**** Information supplied

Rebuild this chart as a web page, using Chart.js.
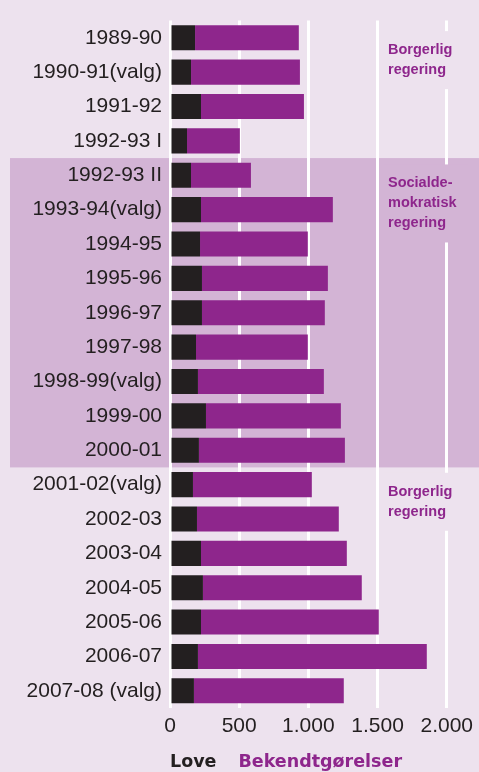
<!DOCTYPE html>
<html lang="da">
<head>
<meta charset="UTF-8" />
<title>Love og bekendtgørelser</title>
<style>
  body { margin: 0; background: #EDE2EE; }
  .wrap { width: 479px; height: 772px; position: relative; }
</style>
<script src="https://cdn.jsdelivr.net/npm/chart.js"></script>
</head>
<body>
<div class="wrap"><canvas id="chart"></canvas></div>
<script>
  // folketingsår
  const years = ["1989-90", "1990-91(valg)", "1991-92", "1992-93 I", "1992-93 II",
    "1993-94(valg)", "1994-95", "1995-96", "1996-97", "1997-98", "1998-99(valg)",
    "1999-00", "2000-01", "2001-02(valg)", "2002-03", "2003-04", "2004-05",
    "2005-06", "2006-07", "2007-08 (valg)"];
  const love = [181, 152, 224, 123, 152, 224, 217, 231, 231, 188, 202, 260, 209,
    166, 195, 224, 238, 224, 202, 173];
  const bekendtgorelser = [750, 787, 744, 382, 433, 953, 779, 910, 888, 808, 910,
    975, 1055, 859, 1025, 1054, 1148, 1285, 1654, 1083];
  const tickValues = [0, 500, 1000, 1500, 2000];

  // regeringsperioder (tekst i højre side)
  const govLabels = [
    { lines: ["Borgerlig", "regering"], row: 0.65 },
    { lines: ["Socialde-", "mokratisk", "regering"], row: 4.82 },
    { lines: ["Borgerlig", "regering"], row: 13.5 }
  ];
  const socFirstRow = 4, socLastRow = 12;

  const BG = "#EDE2EE", BAND = "#D3B4D5", PURPLE = "#8E268C", DARK = "#231F20";

  const fmt = v => String(v).replace(/\B(?=(\d{3})+(?!\d))/g, ".");

  const decor = {
    id: "decor",
    beforeDraw(chart) {
      const { ctx, scales: { y } } = chart;
      const half = (y.getPixelForValue(1) - y.getPixelForValue(0)) / 2;
      const top = y.getPixelForValue(socFirstRow) - half;
      const bottom = y.getPixelForValue(socLastRow) + half;
      ctx.save();
      ctx.fillStyle = BAND;
      ctx.fillRect(10, top, chart.width - 10, bottom - top);
      ctx.restore();
    },
    beforeDatasetsDraw(chart) {
      const { ctx, scales: { y } } = chart;
      ctx.save();
      ctx.font = "bold 14.5px 'Liberation Sans', Arial, sans-serif";
      ctx.textBaseline = "middle";
      govLabels.forEach(g => {
        const cy = y.getPixelForValue(g.row);
        const h = g.lines.length * 20 + 18;
        const inBand = g.row > socFirstRow - 0.5 && g.row < socLastRow + 0.5;
        ctx.fillStyle = inBand ? BAND : BG;
        ctx.fillRect(384, cy - h / 2, 84, h);
        ctx.fillStyle = PURPLE;
        g.lines.forEach((t, i) => {
          ctx.fillText(t, 388, cy + (i - (g.lines.length - 1) / 2) * 20);
        });
      });
      ctx.restore();
    },
    afterDraw(chart) {
      const { ctx, chartArea } = chart;
      ctx.save();
      ctx.font = "bold 17.5px 'DejaVu Sans', sans-serif";
      ctx.textBaseline = "alphabetic";
      let x = chartArea.left;
      chart.data.datasets.forEach(ds => {
        ctx.fillStyle = ds.backgroundColor;
        ctx.fillText(ds.label, x, 767);
        x += ctx.measureText(ds.label).width + 22;
      });
      ctx.restore();
    }
  };

  new Chart(document.getElementById("chart"), {
    type: "bar",
    data: {
      labels: years,
      datasets: [
        { label: "Love", data: love, backgroundColor: DARK },
        { label: "Bekendtgørelser", data: bekendtgorelser, backgroundColor: PURPLE }
      ]
    },
    options: {
      indexAxis: "y",
      responsive: true,
      maintainAspectRatio: false,
      animation: false,
      layout: { padding: { top: 20, left: 0, right: 0, bottom: 0 } },
      datasets: { bar: { barPercentage: 0.73, categoryPercentage: 1 } },
      plugins: {
        legend: { display: false },
        tooltip: { enabled: false }
      },
      scales: {
        x: {
          stacked: true,
          min: 0,
          max: 2231,
          afterBuildTicks: s => { s.ticks = tickValues.map(v => ({ value: v })); },
          afterFit: s => { s.height = 64; },
          grid: { color: "#FFFFFF", lineWidth: 3, drawTicks: false },
          border: { display: false },
          ticks: {
            padding: 6,
            color: DARK,
            font: { family: "'Liberation Sans', Arial, sans-serif", size: 21 },
            callback: v => fmt(v)
          }
        },
        y: {
          stacked: true,
          afterFit: s => { s.width = 170; },
          grid: { display: false, drawTicks: false },
          border: { display: false },
          ticks: {
            padding: 8,
            color: DARK,
            font: { family: "'Liberation Sans', Arial, sans-serif", size: 21 }
          }
        }
      }
    },
    plugins: [decor]
  });
</script>
</body>
</html>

********

What is required: Reproduce each line exactly as it appears, omitting the pictures.

Expected answer:
Rebuild this chart as a web page, using Chart.js.
<!DOCTYPE html>
<html lang="da">
<head>
<meta charset="UTF-8" />
<title>Love og bekendtgørelser</title>
<style>
  body { margin: 0; background: #EDE2EE; }
  .wrap { width: 479px; height: 772px; position: relative; }
</style>
<script src="https://cdn.jsdelivr.net/npm/chart.js"></script>
</head>
<body>
<div class="wrap"><canvas id="chart"></canvas></div>
<script>
  // folketingsår
  const years = ["1989-90", "1990-91(valg)", "1991-92", "1992-93 I", "1992-93 II",
    "1993-94(valg)", "1994-95", "1995-96", "1996-97", "1997-98", "1998-99(valg)",
    "1999-00", "2000-01", "2001-02(valg)", "2002-03", "2003-04", "2004-05",
    "2005-06", "2006-07", "2007-08 (valg)"];
  const love = [181, 152, 224, 123, 152, 224, 217, 231, 231, 188, 202, 260, 209,
    166, 195, 224, 238, 224, 202, 173];
  const bekendtgorelser = [750, 787, 744, 382, 433, 953, 779, 910, 888, 808, 910,
    975, 1055, 859, 1025, 1054, 1148, 1285, 1654, 1083];
  const tickValues = [0, 500, 1000, 1500, 2000];

  // regeringsperioder (tekst i højre side)
  const govLabels = [
    { lines: ["Borgerlig", "regering"], row: 0.65 },
    { lines: ["Socialde-", "mokratisk", "regering"], row: 4.82 },
    { lines: ["Borgerlig", "regering"], row: 13.5 }
  ];
  const socFirstRow = 4, socLastRow = 12;

  const BG = "#EDE2EE", BAND = "#D3B4D5", PURPLE = "#8E268C", DARK = "#231F20";

  const fmt = v => String(v).replace(/\B(?=(\d{3})+(?!\d))/g, ".");

  const decor = {
    id: "decor",
    beforeDraw(chart) {
      const { ctx, scales: { y } } = chart;
      const half = (y.getPixelForValue(1) - y.getPixelForValue(0)) / 2;
      const top = y.getPixelForValue(socFirstRow) - half;
      const bottom = y.getPixelForValue(socLastRow) + half;
      ctx.save();
      ctx.fillStyle = BAND;
      ctx.fillRect(10, top, chart.width - 10, bottom - top);
      ctx.restore();
    },
    beforeDatasetsDraw(chart) {
      const { ctx, scales: { y } } = chart;
      ctx.save();
      ctx.font = "bold 14.5px 'Liberation Sans', Arial, sans-serif";
      ctx.textBaseline = "middle";
      govLabels.forEach(g => {
        const cy = y.getPixelForValue(g.row);
        const h = g.lines.length * 20 + 18;
        const inBand = g.row > socFirstRow - 0.5 && g.row < socLastRow + 0.5;
        ctx.fillStyle = inBand ? BAND : BG;
        ctx.fillRect(384, cy - h / 2, 84, h);
        ctx.fillStyle = PURPLE;
        g.lines.forEach((t, i) => {
          ctx.fillText(t, 388, cy + (i - (g.lines.length - 1) / 2) * 20);
        });
      });
      ctx.restore();
    },
    afterDraw(chart) {
      const { ctx, chartArea } = chart;
      ctx.save();
      ctx.font = "bold 17.5px 'DejaVu Sans', sans-serif";
      ctx.textBaseline = "alphabetic";
      let x = chartArea.left;
      chart.data.datasets.forEach(ds => {
        ctx.fillStyle = ds.backgroundColor;
        ctx.fillText(ds.label, x, 767);
        x += ctx.measureText(ds.label).width + 22;
      });
      ctx.restore();
    }
  };

  new Chart(document.getElementById("chart"), {
    type: "bar",
    data: {
      labels: years,
      datasets: [
        { label: "Love", data: love, backgroundColor: DARK },
        { label: "Bekendtgørelser", data: bekendtgorelser, backgroundColor: PURPLE }
      ]
    },
    options: {
      indexAxis: "y",
      responsive: true,
      maintainAspectRatio: false,
      animation: false,
      layout: { padding: { top: 20, left: 0, right: 0, bottom: 0 } },
      datasets: { bar: { barPercentage: 0.73, categoryPercentage: 1 } },
      plugins: {
        legend: { display: false },
        tooltip: { enabled: false }
      },
      scales: {
        x: {
          stacked: true,
          min: 0,
          max: 2231,
          afterBuildTicks: s => { s.ticks = tickValues.map(v => ({ value: v })); },
          afterFit: s => { s.height = 64; },
          grid: { color: "#FFFFFF", lineWidth: 3, drawTicks: false },
          border: { display: false },
          ticks: {
            padding: 6,
            color: DARK,
            font: { family: "'Liberation Sans', Arial, sans-serif", size: 21 },
            callback: v => fmt(v)
          }
        },
        y: {
          stacked: true,
          afterFit: s => { s.width = 170; },
          grid: { display: false, drawTicks: false },
          border: { display: false },
          ticks: {
            padding: 8,
            color: DARK,
            font: { family: "'Liberation Sans', Arial, sans-serif", size: 21 }
          }
        }
      }
    },
    plugins: [decor]
  });
</script>
</body>
</html>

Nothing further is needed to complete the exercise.